I miss you answering your door naked or with just a towel on whenever I came over. I miss holding your naked body against me. I miss looking at you walk around naked and getting you naked. I always enjoyed stripping your clothes off of you and it was amazing to have you do the same to me. I miss the way you would unbuckle my belt and zip down my pants (I never knew how sexy of a sound that could be) I miss your take charge attitude sexually. I miss you modeling high heels for me naked and always being honest with how horny you felt and your sexual expression.
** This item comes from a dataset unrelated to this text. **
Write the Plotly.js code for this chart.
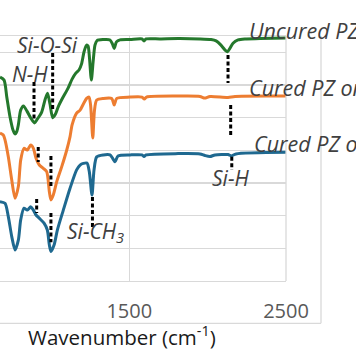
<!DOCTYPE html>
<html><head><meta charset="utf-8">
<script src="https://cdn.plot.ly/plotly-3.0.1.min.js"></script>
<style>html,body{margin:0;padding:0;background:#fff}#chart{width:356px;height:364px}</style>
</head><body><div id="chart"></div>
<script>
// Wavenumber (cm-1) and offset absorbance
const uncuredWn = [675,701,718,739,758,771,783,792,807,825,847,871,895,914,941,962,978,994,1011,1029,1047,1071,1111,1135,1160,1179,1195,1211,1227,1237,1246,1258,1269,1281,1294,1332,1377,1393,1404,1418,1441,1505,1581,1594,1607,1696,1811,1951,2022,2054,2085,2111,2127,2143,2162,2194,2239,2334,2500];
const uncuredAbs = [6.24,6.15,5.64,5.02,4.62,4.50,4.59,4.78,5.23,5.36,5.20,4.99,4.84,4.96,5.17,5.54,5.75,5.42,5.00,5.11,5.34,5.57,5.92,6.18,6.37,6.46,6.64,7.01,7.22,7.19,6.83,6.15,6.70,7.22,7.36,7.39,7.38,7.25,7.12,7.32,7.38,7.39,7.41,7.35,7.41,7.41,7.42,7.41,7.39,7.35,7.22,7.07,7.02,7.13,7.28,7.38,7.41,7.42,7.44];

const cured1Wn = [675,696,707,728,750,771,792,807,828,849,871,888,905,926,951,973,990,1000,1015,1037,1069,1101,1122,1135,1164,1186,1207,1228,1243,1253,1267,1278,1292,1334,1388,1404,1420,1505,1581,1596,1610,1811,1951,1981,2015,2130,2175,2500];
const cured1Abs = [4.53,4.47,4.32,3.80,3.09,2.53,2.89,3.70,4.06,4.01,4.16,4.06,3.76,3.55,3.45,3.35,2.73,2.48,2.63,3.04,3.50,4.01,4.42,4.78,5.14,5.23,5.42,5.59,5.63,5.39,4.38,5.23,5.54,5.59,5.59,5.39,5.59,5.63,5.63,5.57,5.63,5.66,5.65,5.60,5.65,5.62,5.65,5.66];

const cured2Wn = [675,707,728,750,771,792,807,828,849,871,888,905,926,956,977,990,1000,1020,1041,1079,1122,1164,1186,1207,1230,1245,1262,1275,1292,1334,1377,1393,1409,1428,1505,1581,1594,1607,1811,1951,1983,2015,2047,2130,2152,2181,2500];
const cured2Abs = [2.43,2.38,1.97,1.36,0.95,1.25,1.87,2.23,2.17,2.27,2.17,2.02,1.92,1.77,1.56,1.10,0.90,1.10,1.56,2.17,2.84,3.40,3.55,3.60,3.61,3.34,2.63,3.40,3.80,3.86,3.86,3.76,3.65,3.83,3.86,3.86,3.81,3.86,3.90,3.89,3.84,3.81,3.86,3.87,3.83,3.89,3.94];

const seriesNames = ["Uncured PZ", "Cured PZ on", "Cured PZ on"];
const seriesColors = ["#24782c", "#ed7d31", "#1f6990"];

// Peak marker dashes: wavenumber, top, bottom
const markWn  = [892, 1011, 2130, 919, 1000, 2147, 909, 1000, 1265, 2154];
const markTop = [6.09, 6.98, 6.92, 4.10, 3.83, 5.39, 2.51, 2.08, 2.57, 3.80];
const markBot = [4.93, 5.23, 6.06, 3.64, 2.88, 4.47, 2.08, 1.19, 1.65, 3.40];

// Peak labels
const peakLabels = ["Si-O-Si", "N-H", "Si-H", "Si-CH<sub>3</sub>"];
const peakLabelWn = [975, 866, 2143, 1092];
const peakLabelAbs = [7.22, 6.33, 3.15, 1.50];

// Series label positions (left edge wavenumber, level)
const seriesLabelWn = [2251, 2251, 2283];
const seriesLabelAbs = [7.68, 5.93, 4.22];

const xTicks = [1500, 2500];
const yMax = 7.5;

const traces = [
  {x: uncuredWn, y: uncuredAbs},
  {x: cured1Wn, y: cured1Abs},
  {x: cured2Wn, y: cured2Abs}
].map((d, i) => ({
  x: d.x, y: d.y, type: 'scatter', mode: 'lines', name: seriesNames[i],
  line: {color: seriesColors[i], width: 3, shape: 'spline', smoothing: 0.7},
  hoverinfo: 'skip'
}));

const mx = [], my = [];
markWn.forEach((w, i) => { mx.push(w, w, null); my.push(markTop[i], markBot[i], null); });
traces.push({x: mx, y: my, type: 'scatter', mode: 'lines',
  line: {color: '#000000', width: 3, dash: '4px,2.5px'}, hoverinfo: 'skip'});

const annFont = {family: 'Open Sans, sans-serif', size: 21, color: '#404040', style: 'italic'};
const annotations = [];
peakLabels.forEach((t, i) => annotations.push({
  x: peakLabelWn[i], y: peakLabelAbs[i], xref: 'x', yref: 'y', text: t, showarrow: false,
  xanchor: i === 3 ? 'left' : 'center', yanchor: 'middle', font: annFont
}));
seriesNames.forEach((t, i) => annotations.push({
  x: seriesLabelWn[i], y: seriesLabelAbs[i] / yMax, xref: 'x', yref: 'paper', text: t, showarrow: false,
  xanchor: 'left', yanchor: 'middle', font: Object.assign({}, annFont, {size: 21.5})
}));
// axis title (centred on the outer frame, as in the reference)
annotations.push({
  x: 0.425, y: -0.226, xref: 'paper', yref: 'paper', showarrow: false,
  text: 'Wavenumber (cm<sup>-1</sup>)', xanchor: 'center', yanchor: 'middle',
  font: {family: 'Open Sans, sans-serif', size: 20.5, color: '#1a1a1a'}
});

const frame = '#d9d9d9';
const shapes = [
  {type: 'line', xref: 'paper', yref: 'paper', x0: 1, x1: 1, y0: 0, y1: 1, line: {color: frame, width: 1.3}},
  {type: 'line', xref: 'paper', yref: 'paper', x0: 1.1224, x1: 1.1224, y0: -0.1727, y1: 1, line: {color: frame, width: 1.3}},
  {type: 'line', xref: 'paper', yref: 'paper', x0: -0.01, x1: 1.1224, y0: -0.1727, y1: -0.1727, line: {color: frame, width: 1.3}}
];

const layout = {
  width: 356, height: 364,
  margin: {l: 0, r: 70, t: 36, b: 83, pad: 0},
  paper_bgcolor: '#ffffff', plot_bgcolor: '#ffffff',
  showlegend: false,
  xaxis: {
    range: [675, 2500], tickvals: xTicks, ticktext: xTicks.map(String),
    showgrid: true, gridcolor: frame, gridwidth: 1.3, zeroline: false,
    showline: true, mirror: true, linecolor: frame, linewidth: 1.3,
    ticks: '', ticklabelstandoff: 12,
    tickfont: {family: 'Open Sans, sans-serif', size: 20, color: '#595959'},
    automargin: false
  },
  yaxis: {
    range: [0, yMax], dtick: 1, showticklabels: false, ticks: '',
    showgrid: true, gridcolor: frame, gridwidth: 1.3, zeroline: false, showline: false,
    automargin: false
  },
  annotations: annotations,
  shapes: shapes
};

Plotly.newPlot('chart', traces, layout, {displayModeBar: false, staticPlot: true});
</script>
</body></html>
I miss your tits. I loved everything about them. The size, the shape, the symmetry, the nipples everything about them. I always loved taking your bra off and the warmth, the scent and feel of your breasts against my face. I miss sucking on your nipples and feeling them harden in my mouth. I miss you rubbing your tits in my face and feeding them to me. I miss sucking your nipples so much. I miss kissing your breasts and leaving little marks on them. I loved the way you went topless around the house proud of your love bites. I miss fondling your tits in public and sucking them when we thought no one was around. I miss fucking your tits and you licking and sucking the tip of my cock when it came close to your lips.